- **Exercise instructions**
The listing below begins with the first line you should copy; stop after the line containing "4.71, 2.64, 0.9];", and drop every picture.

- **Data extract**
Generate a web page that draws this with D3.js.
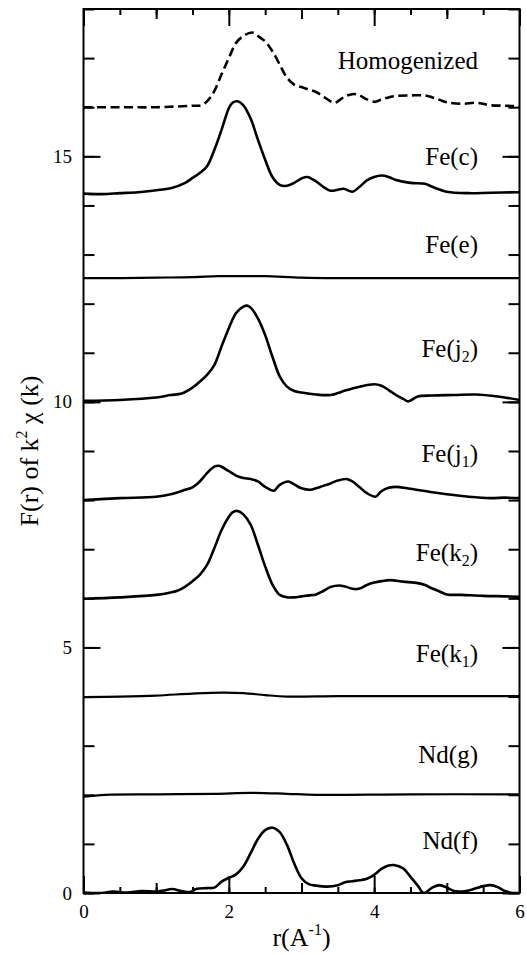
<!DOCTYPE html>
<html>
<head>
<meta charset="utf-8">
<script src="https://cdn.jsdelivr.net/npm/d3@7"></script>
<style>
  html, body { margin: 0; padding: 0; background: #fff; }
  svg { display: block; }
  svg text { font-family: "Liberation Serif", "DejaVu Serif", "Times New Roman", serif; }
</style>
</head>
<body>
<svg id="chart" width="527" height="954"></svg>
<script>
// ---- data -----------------------------------------------------------------
// Fourier-transform magnitude F(r) of k^2 chi(k) for each site, stacked with a vertical offset.
const seriesNames = ["Homogenized", "Fe(c)", "Fe(e)", "Fe(j_2)", "Fe(j_1)", "Fe(k_2)", "Fe(k_1)", "Nd(g)", "Nd(f)"];
const offsets     = [16.0, 14.2, 12.5, 10.0, 8.0, 6.0, 4.0, 2.0, 0.0];
// level (axis units) at which each site name is written
const labelLevel  = [16.77, 14.83, 13.03, 10.91, 8.77, 6.77, 4.71, 2.64, 0.9];

const rHomog = [0,0.5,1.0,1.5,1.62,1.7,1.8,1.9,2.0,2.1,2.2,2.32,2.4,2.5,2.6,2.7,2.8,2.9,3.0,3.1,3.2,3.3,3.4,3.46,3.5,3.6,3.72,3.8,3.9,4.02,4.1,4.2,4.3,4.5,4.7,4.8,4.9,5.0,5.2,5.4,5.5,5.6,5.8,6.0];
const fHomog = [0,0,0,0.03,0.04,0.12,0.33,0.67,1.0,1.31,1.45,1.52,1.45,1.34,1.14,0.87,0.6,0.46,0.41,0.36,0.31,0.22,0.12,0.09,0.12,0.22,0.27,0.24,0.16,0.11,0.16,0.2,0.23,0.24,0.24,0.2,0.15,0.1,0.07,0.09,0.07,0.04,0.03,0.02];

const rFeC = [0,0.25,0.5,0.75,1.0,1.2,1.4,1.5,1.6,1.7,1.8,1.9,2.0,2.05,2.12,2.2,2.3,2.4,2.5,2.6,2.7,2.8,2.9,3.0,3.08,3.2,3.3,3.4,3.5,3.58,3.7,3.8,3.9,4.0,4.1,4.2,4.3,4.5,4.7,4.8,5.0,5.3,5.6,6.0];
const fFeC = [0.04,0.03,0.05,0.07,0.11,0.15,0.26,0.36,0.46,0.60,0.93,1.34,1.78,1.89,1.92,1.84,1.57,1.14,0.73,0.38,0.22,0.20,0.26,0.35,0.38,0.29,0.18,0.10,0.12,0.14,0.08,0.18,0.31,0.38,0.41,0.38,0.32,0.26,0.24,0.18,0.08,0.05,0.06,0.07];

const rFeE = [0,0.5,1.0,1.5,1.85,2.2,2.5,3.0,3.5,4.5,6.0];
const fFeE = [0.02,0.02,0.03,0.04,0.06,0.06,0.06,0.03,0.02,0.02,0.02];

const rFeJ2 = [0,0.5,1.0,1.2,1.35,1.5,1.6,1.7,1.8,1.9,2.0,2.1,2.2,2.25,2.3,2.4,2.5,2.6,2.7,2.8,2.9,3.0,3.2,3.4,3.5,3.6,3.8,4.0,4.1,4.2,4.3,4.4,4.47,4.6,4.8,5.1,5.4,5.7,6.0];
const fFeJ2 = [0.02,0.04,0.09,0.14,0.17,0.29,0.41,0.55,0.75,1.13,1.50,1.81,1.94,1.96,1.92,1.70,1.36,0.92,0.52,0.31,0.22,0.19,0.15,0.14,0.18,0.23,0.31,0.36,0.33,0.24,0.14,0.06,0.01,0.11,0.13,0.14,0.15,0.11,0.04];

const rFeJ1 = [0,0.5,1.0,1.2,1.4,1.5,1.6,1.7,1.8,1.86,1.9,2.0,2.1,2.2,2.3,2.4,2.5,2.62,2.7,2.82,2.9,3.0,3.12,3.2,3.3,3.4,3.5,3.62,3.7,3.8,3.9,4.02,4.1,4.2,4.3,4.5,4.8,5.0,5.3,5.6,5.8,6.0];
const fFeJ1 = [0.00,0.04,0.07,0.12,0.21,0.26,0.38,0.55,0.68,0.70,0.68,0.59,0.50,0.45,0.43,0.38,0.27,0.19,0.31,0.38,0.32,0.24,0.21,0.24,0.29,0.34,0.40,0.43,0.38,0.26,0.14,0.07,0.18,0.25,0.27,0.23,0.16,0.12,0.07,0.04,0.05,0.04];

const rFeK2 = [0,0.5,1.0,1.2,1.3,1.4,1.5,1.6,1.7,1.8,1.9,2.0,2.05,2.12,2.2,2.3,2.4,2.5,2.6,2.7,2.8,2.9,3.0,3.1,3.2,3.3,3.4,3.52,3.6,3.72,3.8,3.9,4.0,4.1,4.22,4.4,4.6,4.7,4.8,4.9,5.0,5.2,5.5,5.8,6.0];
const fFeK2 = [-0.01,0.02,0.07,0.12,0.16,0.24,0.35,0.48,0.68,1.02,1.39,1.66,1.75,1.78,1.71,1.50,1.09,0.65,0.28,0.07,0.02,0.02,0.04,0.06,0.08,0.15,0.23,0.26,0.24,0.19,0.20,0.27,0.32,0.35,0.37,0.34,0.31,0.27,0.20,0.14,0.08,0.07,0.05,0.04,0.03];

const rFeK1 = [0,0.5,1.0,1.5,1.9,2.2,2.5,2.8,3.5,4.5,6.0];
const fFeK1 = [-0.01,0.0,0.02,0.06,0.08,0.07,0.03,0.0,0.01,0.01,0.01];

const rNdG = [0,0.3,1.0,1.8,2.3,2.8,3.2,4.5,6.0];
const fNdG = [-0.04,0.0,0.01,0.02,0.04,0.02,0.0,0.01,0.01];

const rNdF = [0,0.25,0.4,0.6,0.8,1.0,1.1,1.22,1.35,1.47,1.55,1.7,1.8,1.9,2.0,2.1,2.2,2.3,2.4,2.5,2.6,2.7,2.8,2.9,3.0,3.1,3.2,3.35,3.5,3.6,3.7,3.8,3.9,4.0,4.1,4.2,4.27,4.4,4.5,4.6,4.68,4.8,4.9,5.0,5.1,5.2,5.3,5.5,5.6,5.7,5.8,5.9,6.0];
const fNdF = [0.01,0,0.03,0.01,0.04,0.03,0.05,0.08,0.04,0.02,0.08,0.1,0.11,0.23,0.31,0.38,0.54,0.81,1.10,1.28,1.33,1.24,0.98,0.60,0.30,0.18,0.15,0.13,0.16,0.22,0.24,0.26,0.29,0.37,0.49,0.56,0.57,0.50,0.33,0.15,0.0,0.11,0.16,0.11,0.04,0.03,0.05,0.14,0.16,0.12,0.04,0.0,0.0];

const rGrids  = [rHomog, rFeC, rFeE, rFeJ2, rFeJ1, rFeK2, rFeK1, rNdG, rNdF];
const fValues = [fHomog, fFeC, fFeE, fFeJ2, fFeJ1, fFeK2, fFeK1, fNdG, fNdF];

// axis ticks
const rDomain = [0, 6];
const fDomain = [0, 18];
const xTickLabels = [0, 2, 4, 6];
const yTickLabels = [0, 5, 10, 15];

// ---- drawing --------------------------------------------------------------
const FONT = '"Liberation Serif", "DejaVu Serif", "Times New Roman", serif';
const svg = d3.select("#chart");
svg.append("rect").attr("width", 527).attr("height", 954).attr("fill", "#fff");

const X0 = 83.5, X1 = 519.5, Y0 = 9, Y1 = 893;
const x = d3.scaleLinear().domain(rDomain).range([X0, X1]);
const y = d3.scaleLinear().domain(fDomain).range([Y1, Y0]);

svg.append("clipPath").attr("id", "plotClip")
  .append("rect").attr("x", X0).attr("y", Y0).attr("width", X1 - X0).attr("height", Y1 - Y0);

// tick helper: inward ticks, no domain path
function tickGroup(axis, transform, values, len, withLabels, pad) {
  axis.tickValues(values).tickSize(-len).tickPadding(pad || 0)
      .tickFormat(withLabels ? d3.format("d") : () => "");
  const g = svg.append("g").attr("transform", transform).call(axis);
  g.attr("font-family", null).attr("font-size", null);
  g.select(".domain").remove();
  g.selectAll(".tick line").attr("stroke", "#000").attr("stroke-width", 2);
  g.selectAll(".tick text").style("font-family", FONT).style("font-size", "19px").attr("fill", "#000");
  return g;
}

const halfSteps = d3.range(0, 6.001, 0.5);
const oddInts = [1, 3, 5];
const yInts = d3.range(0, 19);

// bottom / top
tickGroup(d3.axisBottom(x), `translate(0,${Y1})`, halfSteps, 6, false);
tickGroup(d3.axisBottom(x), `translate(0,${Y1})`, oddInts, 10, false);
tickGroup(d3.axisBottom(x), `translate(0,${Y1})`, xTickLabels, 17, true, 11.5);
tickGroup(d3.axisTop(x), `translate(0,${Y0})`, halfSteps, 6, false);
tickGroup(d3.axisTop(x), `translate(0,${Y0})`, oddInts, 10, false);
tickGroup(d3.axisTop(x), `translate(0,${Y0})`, xTickLabels, 17, false);
// left / right
tickGroup(d3.axisLeft(y), `translate(${X0},0)`, yInts, 11, false);
tickGroup(d3.axisLeft(y), `translate(${X0},0)`, yTickLabels, 17, true, 11.5);
tickGroup(d3.axisRight(y), `translate(${X1},0)`, yInts, 11, false);
tickGroup(d3.axisRight(y), `translate(${X1},0)`, yTickLabels, 17, false);

// frame
svg.append("rect")
  .attr("x", X0).attr("y", Y0).attr("width", X1 - X0).attr("height", Y1 - Y0)
  .attr("fill", "none").attr("stroke", "#000").attr("stroke-width", 2);

// curves
const curves = svg.append("g").attr("clip-path", "url(#plotClip)");
seriesNames.forEach((name, i) => {
  const pts = rGrids[i].map((r, j) => [r, fValues[i][j] + offsets[i]]);
  const line = d3.line()
    .x(d => x(d[0]))
    .y(d => y(d[1]))
    .curve(d3.curveCatmullRom.alpha(0.5));
  const flat = d3.max(fValues[i]) < 0.2;
  curves.append("path")
    .attr("d", line(pts))
    .attr("fill", "none")
    .attr("stroke", "#000")
    .attr("stroke-width", flat ? 2.2 : 2.6)
    .attr("stroke-linejoin", "round")
    .attr("stroke-dasharray", i === 0 ? "9,4.5" : null);
});

// site labels (text after "_" is a subscript)
seriesNames.forEach((name, i) => {
  const t = svg.append("text")
    .attr("x", 478).attr("y", y(labelLevel[i]))
    .attr("text-anchor", "end")
    .style("font-size", "25px").attr("fill", "#000");
  const m = name.match(/^(.*)_(\d)(.*)$/);
  if (m) {
    t.append("tspan").text(m[1]);
    t.append("tspan").style("font-size", "16px").attr("dy", 5).text(m[2]);
    t.append("tspan").attr("dy", -5).text(m[3]);
  } else {
    t.text(name);
  }
});

// axis titles
const xt = svg.append("text")
  .attr("x", (X0 + X1) / 2).attr("y", 946)
  .attr("text-anchor", "middle")
  .style("font-size", "26px").attr("fill", "#000");
xt.append("tspan").text("r(A");
xt.append("tspan").style("font-size", "16px").attr("dy", -11).text("-1");
xt.append("tspan").attr("dy", 11).text(")");

const yt = svg.append("text")
  .attr("transform", `translate(38,${(Y0 + Y1) / 2}) rotate(-90)`)
  .attr("text-anchor", "middle")
  .style("font-size", "26px").attr("fill", "#000");
yt.append("tspan").text("F(r) of k");
yt.append("tspan").style("font-size", "16px").attr("dy", -11).text("2");
yt.append("tspan").attr("dy", 11).text(" \u03C7 (k)");
</script>
</body>
</html>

- **Full solution**
Generate a web page that draws this with D3.js.
<!DOCTYPE html>
<html>
<head>
<meta charset="utf-8">
<script src="https://cdn.jsdelivr.net/npm/d3@7"></script>
<style>
  html, body { margin: 0; padding: 0; background: #fff; }
  svg { display: block; }
  svg text { font-family: "Liberation Serif", "DejaVu Serif", "Times New Roman", serif; }
</style>
</head>
<body>
<svg id="chart" width="527" height="954"></svg>
<script>
// ---- data -----------------------------------------------------------------
// Fourier-transform magnitude F(r) of k^2 chi(k) for each site, stacked with a vertical offset.
const seriesNames = ["Homogenized", "Fe(c)", "Fe(e)", "Fe(j_2)", "Fe(j_1)", "Fe(k_2)", "Fe(k_1)", "Nd(g)", "Nd(f)"];
const offsets     = [16.0, 14.2, 12.5, 10.0, 8.0, 6.0, 4.0, 2.0, 0.0];
// level (axis units) at which each site name is written
const labelLevel  = [16.77, 14.83, 13.03, 10.91, 8.77, 6.77, 4.71, 2.64, 0.9];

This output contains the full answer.